Differentiation

강좌: 수치해석

Finite Difference

Taylor expansion 을 이용하면 수치 미분을 구할 수 있다.

First-order derivative

Fig. 20 Finite Difference (from Wikipedia)

• Forward Difference

\[ f'(x_j) = \frac{f(x_{j+1}) - f(x_j)}{\Delta x} + O(\Delta x) \approx \frac{\Delta f(x)}{\Delta x} \]

• Backward Differnce

\[ f'(x_j) = \frac{f(x_{j}) - f(x_{j-1})}{\Delta x} + O(\Delta x) \approx \frac{\nabla f(x)}{\Delta x} \]

• Central Difference

  • 다음 두 식을 빼보자.

\[ f(x_{j+1}) = f(x_j) + \Delta x f'(x_j) + \frac{(\Delta x)^2}{2} f''(x_j) + \frac{(\Delta x)^3}{3!} f'''(x_j) + O((\Delta x)^2) \]
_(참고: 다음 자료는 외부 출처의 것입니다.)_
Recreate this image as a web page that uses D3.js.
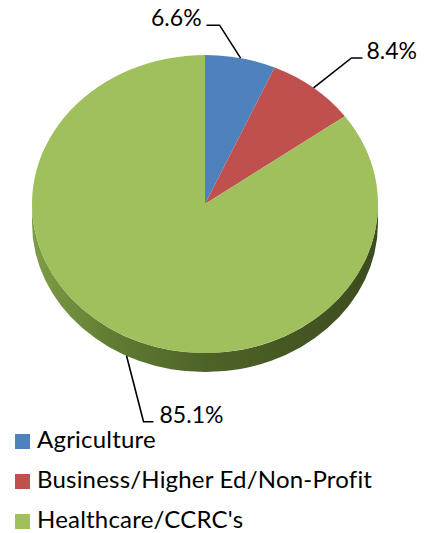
<!DOCTYPE html>
<html>
<head>
<meta charset="utf-8">
<script src="https://cdn.jsdelivr.net/npm/d3@7/dist/d3.min.js"></script>
<style>
  html, body { margin: 0; padding: 0; background: #fff; }
  svg { display: block; }
  text { font-family: Lato, "Open Sans", sans-serif; fill: #000; }
</style>
</head>
<body>
<svg id="chart" width="425" height="533"></svg>
<script>
// Sector shares (percent)
const categories = ["Agriculture", "Business/Higher Ed/Non-Profit", "Healthcare/CCRC's"];
const shares = [6.6, 8.4, 85.1];
const shareLabels = ["6.6%", "8.4%", "85.1%"];

const topColors = ["#4f81bd", "#c0504d", "#9fc05c"];

// Leader-line geometry: elbow offset from the slice edge, horizontal run, text gap
const labelLayout = [
  { elbow: [-21, -33], run: -13, gap: 5, anchor: "end" },
  { elbow: [38, -30], run: 11, gap: 4, anchor: "start" },
  { elbow: [17, 66], run: 10, gap: 6, anchor: "start" }
];

const W = 425, H = 533;
const cx = 205, cy = 204, rx = 173, ry = 149, depth = 19;

const svg = d3.select("#chart");
const color = d3.scaleOrdinal().domain(categories).range(topColors);

const pie = d3.pie().sort(null).value(d => d.value).startAngle(0).endAngle(2 * Math.PI);
const data = categories.map((c, i) => ({ name: c, value: shares[i], label: shareLabels[i] }));
const arcs = pie(data);

// point on the tilted rim for angle a (0 = 12 o'clock, clockwise)
const rim = (a, dy = 0) => [cx + rx * Math.sin(a), cy - ry * Math.cos(a) + dy];

// side wall shading
const defs = svg.append("defs");
const grad = defs.append("linearGradient").attr("id", "sideShade")
  .attr("gradientUnits", "userSpaceOnUse")
  .attr("x1", cx - rx).attr("x2", cx + rx).attr("y1", 0).attr("y2", 0);
[["0%", "#7f9d47"], ["22%", "#627d33"], ["50%", "#4e6328"], ["80%", "#435521"], ["100%", "#3c4c1d"]]
  .forEach(([o, c]) => grad.append("stop").attr("offset", o).attr("stop-color", c));

// visible side wall: front half of the rim, from 3 o'clock to 9 o'clock
const sideG = svg.append("g");
arcs.forEach(d => {
  const s0 = Math.max(d.startAngle, Math.PI / 2);
  const s1 = Math.min(d.endAngle, 3 * Math.PI / 2);
  if (s1 <= s0) return;
  const p0 = rim(s0), p1 = rim(s1), q1 = rim(s1, depth), q0 = rim(s0, depth);
  sideG.append("path")
    .attr("d", `M${p0}A${rx},${ry} 0 0 1 ${p1}L${q1}A${rx},${ry} 0 0 0 ${q0}Z`)
    .attr("fill", d.data.name === categories[2] ? "url(#sideShade)" : d3.color(color(d.data.name)).darker(1.2));
});

// top face slices
svg.append("g").selectAll("path").data(arcs).join("path")
  .attr("d", d => {
    const p0 = rim(d.startAngle), p1 = rim(d.endAngle);
    const large = d.endAngle - d.startAngle > Math.PI ? 1 : 0;
    return `M${cx},${cy}L${p0}A${rx},${ry} 0 ${large} 1 ${p1}Z`;
  })
  .attr("fill", d => color(d.data.name));

// leader lines and value labels
const lab = svg.append("g");
arcs.forEach((d, i) => {
  const mid = (d.startAngle + d.endAngle) / 2;
  const front = Math.cos(mid) < 0;
  const start = rim(mid, front ? depth : 0);
  const L = labelLayout[i];
  const elbow = [start[0] + L.elbow[0], start[1] + L.elbow[1]];
  const end = [elbow[0] + L.run, elbow[1]];
  lab.append("path")
    .attr("d", d3.line()([start, elbow, end]))
    .attr("fill", "none").attr("stroke", "#000").attr("stroke-width", 1.6);
  lab.append("text")
    .attr("x", end[0] + (L.anchor === "end" ? -L.gap : L.gap))
    .attr("y", end[1] + 1)
    .attr("text-anchor", L.anchor)
    .attr("font-size", 23)
    .text(d.data.label);
});

// legend
const legend = svg.append("g").attr("transform", "translate(15,434)");
const rows = legend.selectAll("g").data(categories).join("g")
  .attr("transform", (d, i) => `translate(0,${i * 40})`);
rows.append("rect").attr("width", 15).attr("height", 15).attr("fill", d => color(d));
rows.append("text").attr("x", 22).attr("y", 14).attr("font-size", 24)
  .attr("letter-spacing", 0.2).text(d => d);
</script>
</body>
</html>
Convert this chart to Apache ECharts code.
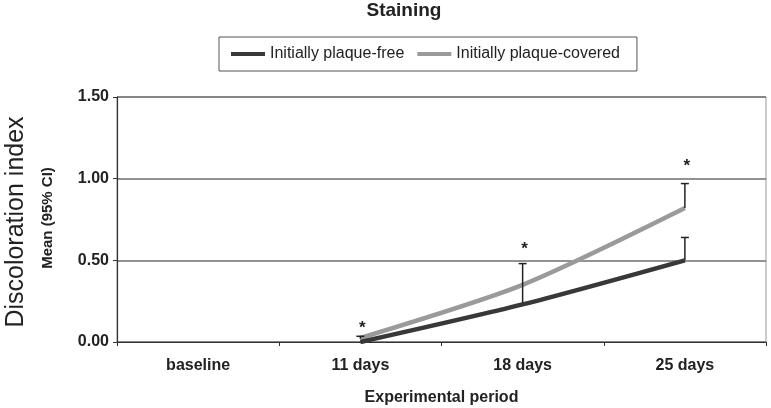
<!DOCTYPE html>
<html>
<head>
<meta charset="utf-8">
<script src="https://cdn.jsdelivr.net/npm/echarts@6/dist/echarts.min.js"></script>
<style>
  html, body { margin: 0; padding: 0; background: #fff; }
  #chart { width: 771px; height: 408px; }
</style>
</head>
<body>
<div id="chart"></div>
<script>
// 横轴分类
var categories = ['baseline', '11 days', '18 days', '25 days'];
// 两组均值 (baseline 无数据)
var plaqueFree = [null, 0.0, 0.23, 0.50];
var plaqueCovered = [null, 0.025, 0.35, 0.82];
// 误差线 [分类序号, 下端, 上端]
var errorBars = [[1, 0.02, 0.035], [2, 0.24, 0.48], [3, 0.82, 0.97], [3, 0.50, 0.64]];
// 显著性星号 [分类序号, 位置]
var stars = [[1, 0.11], [2, 0.59], [3, 1.10]];
var yTicks = [0, 0.5, 1.0, 1.5];

var font = "'Liberation Sans', Arial, sans-serif";
var myChart = echarts.init(document.getElementById('chart'));
var option = {
    animation: false,
    color: ['#383838', '#9a9a9a'],
    textStyle: { fontFamily: font },
    graphic: [
        {
            type: 'text', x: 404, y: 11,
            style: { text: 'Staining', font: 'bold 19px ' + font, fill: '#222', textAlign: 'center', textVerticalAlign: 'middle' }
        },
        {
            type: 'text', x: 16, y: 222, rotation: Math.PI / 2,
            style: { text: 'Discoloration index', font: '25px ' + font, fill: '#222', textAlign: 'center', textVerticalAlign: 'middle' }
        },
        {
            type: 'text', x: 48, y: 218, rotation: Math.PI / 2,
            style: { text: 'Mean (95% CI)', font: 'bold 15px ' + font, fill: '#222', textAlign: 'center', textVerticalAlign: 'middle' }
        }
    ],
    legend: {
        left: 219,
        top: 37,
        padding: [9, 17, 9, 12],
        itemGap: 13,
        itemWidth: 34,
        itemHeight: 4,
        icon: 'rect',
        borderColor: '#555',
        borderWidth: 1,
        backgroundColor: '#fff',
        textStyle: { fontSize: 16, color: '#222', fontFamily: font },
        data: ['Initially plaque-free', 'Initially plaque-covered']
    },
    grid: {
        left: 117,
        right: 5,
        top: 97,
        bottom: 66,
        outerBoundsMode: 'none',
        show: true,
        borderColor: '#999',
        borderWidth: 1
    },
    xAxis: {
        type: 'category',
        data: categories,
        boundaryGap: true,
        axisLine: { lineStyle: { color: '#333', width: 1.2 } },
        axisTick: { show: true, length: 4, lineStyle: { color: '#333' } },
        axisLabel: { margin: 16, fontSize: 16, fontWeight: 'bold', color: '#222', fontFamily: font },
        name: 'Experimental period',
        nameLocation: 'middle',
        nameGap: 48,
        nameTextStyle: { fontSize: 16, fontWeight: 'bold', color: '#222', fontFamily: font }
    },
    yAxis: {
        type: 'value',
        min: yTicks[0],
        max: yTicks[yTicks.length - 1],
        interval: 0.5,
        axisLine: { show: true, lineStyle: { color: '#333', width: 1.2 } },
        axisTick: { show: true, length: 4, lineStyle: { color: '#333' } },
        axisLabel: {
            margin: 8, fontSize: 16, fontWeight: 'bold', color: '#222', fontFamily: font,
            formatter: function (v) { return v.toFixed(2); }
        },
        splitLine: { lineStyle: { color: '#6e6e6e', width: 1.5 } }
    },
    series: [
        {
            name: 'Initially plaque-free',
            type: 'line',
            data: plaqueFree,
            smooth: 0.25,
            symbol: 'none',
            lineStyle: { width: 4.5, color: '#383838' },
            z: 3
        },
        {
            name: 'Initially plaque-covered',
            type: 'line',
            data: plaqueCovered,
            smooth: 0.25,
            symbol: 'none',
            lineStyle: { width: 4.5, color: '#9a9a9a' },
            z: 2
        },
        {
            // 误差线
            type: 'custom',
            data: errorBars,
            z: 4,
            renderItem: function (params, api) {
                var lo = api.coord([api.value(0), api.value(1)]);
                var hi = api.coord([api.value(0), api.value(2)]);
                var style = { stroke: '#222', lineWidth: 1.5 };
                return {
                    type: 'group',
                    children: [
                        { type: 'line', shape: { x1: lo[0], y1: lo[1], x2: hi[0], y2: hi[1] }, style: style },
                        { type: 'line', shape: { x1: hi[0] - 4, y1: hi[1], x2: hi[0] + 4, y2: hi[1] }, style: style }
                    ]
                };
            }
        },
        {
            // 星号
            type: 'custom',
            data: stars,
            z: 4,
            renderItem: function (params, api) {
                var p = api.coord([api.value(0), api.value(1)]);
                return {
                    type: 'text',
                    x: p[0] + 2,
                    y: p[1] + 4,
                    style: { text: '*', font: 'bold 17px ' + font, fill: '#222', textAlign: 'center', textVerticalAlign: 'middle' }
                };
            }
        }
    ]
};
option && myChart.setOption(option);
</script>
</body>
</html>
\[ f(x_{j-1}) = f(x_j) - \Delta x f'(x_j) + \frac{(\Delta x)^2}{2} f''(x_j) - \frac{(\Delta x)^3}{3!} f'''(x_j) + O((\Delta x)^3) \]

• 그 결과는 다음과 같다.

\[ f'(x_j) = \frac{f(x_{j+1}) - f(x_{j-1})}{ 2\Delta x} + O((\Delta x)^2) \approx \frac{\delta f(x)}{2 \Delta x} \]

Second-order derivative

• Central Difference

  • 위의 두 식을 더한 후 \(2 f(x_j)\) 를 빼보자.

\[ f''(x_j) = \frac{f(x_{j+1}) + 2 f(x_j) - f(x_{j-1})}{ (\Delta x)^2} + O((\Delta x)^2) \]

제차분식

• Second-order Central

  \[ f''(x) \approx \frac{\delta^2 f(x) }{ (\Delta x)^2} = \frac{\Delta f(x) - \nabla f(x) }{\Delta x} = \frac{f(x_{j+1}) + 2 f(x_j) - f(x_{j-1})}{ (\Delta x)^2} \]

  • \(E=O((\Delta x)^2)\)

• Second-order Forward

  \[ f''(x) \approx \frac{\Delta^2 f(x) }{ (\Delta x)^2} = \frac{\Delta f(x+\Delta x) - \Delta f(x) }{\Delta x} = \frac{f(x_{j+2}) - 2 f(x_{j+1}) + f(x_{j})}{ (\Delta x)^2} \]

  • \(E=O((\Delta x))\)

• Second-order Backward

  \[ f''(x) \approx \frac{\nabla^2 f(x) }{ (\Delta x)^2} = \frac{\nabla f(x) - \nabla f(x - \Delta x) }{\Delta x} = \frac{f(x_{j}) - 2 f(x_{j-1}) + f(x_{j-2})}{ (\Delta x)^2} \]

  • \(E=O((\Delta x))\)

General approaches

• 일반적인 방법

  • 여러 Taylor expansion의 합차를 이용해서 원하는 미분항의 근사식을 구한다.

예제

\(f(x)=\sin(x)\) 에 대해서 수치 미분 결과를 비교하자.

%matplotlib inline
from matplotlib import pyplot as plt

import numpy as np

plt.style.use('ggplot')
plt.rcParams['figure.dpi'] = 150

x = 0.2*np.pi
dx = 0.01*np.pi
f = np.sin

# First-order forward 
fdf = (f(x+dx) - f(x)) / dx

# First-order backward
bdf = (f(x) - f(x-dx)) / dx

# First-order central
cdf = (f(x+dx) - f(x-dx)) / (2*dx)

print("Exact: ", np.cos(x))
print(fdf, bdf, cdf)

Exact:  0.8090169943749475
0.7996517731793618 0.8181160727815516 0.8088839229804567

# Exact difference
df = np.cos(x)

# Reducing dx and confirm errors
dxs = [0.01*np.pi, 0.005*np.pi, 0.0025*np.pi, 0.00125*np.pi, 0.000625*np.pi]

# Fowrad difference
err_fw = []
for dx in dxs:
    fdf = (f(x+dx) - f(x)) / dx
    err_fw.append(abs((fdf -df)/df))
    
# Backward difference
err_bw = []
for dx in dxs:
    bdf = (f(x) - f(x-dx)) / dx
    err_bw.append(abs((bdf -df)/df))    
    
# Central difference
err_ct = []
for dx in dxs:
    cdf = (f(x+dx) - f(x-dx)) / (2*dx)
    err_ct.append(abs((cdf -df)/df))       
    
# Plot log-log graph    
plt.loglog(dxs, err_fw)
plt.loglog(dxs, err_bw)
plt.loglog(dxs, err_ct)

# Same scale of x and y
plt.axis('equal')

# Legend
plt.legend([
    'Forward difference',
    'Backward difference',
    'Central difference',
])

plt.xlabel('x')
plt.ylabel('$\epsilon$')

Text(0, 0.5, '$\\epsilon$')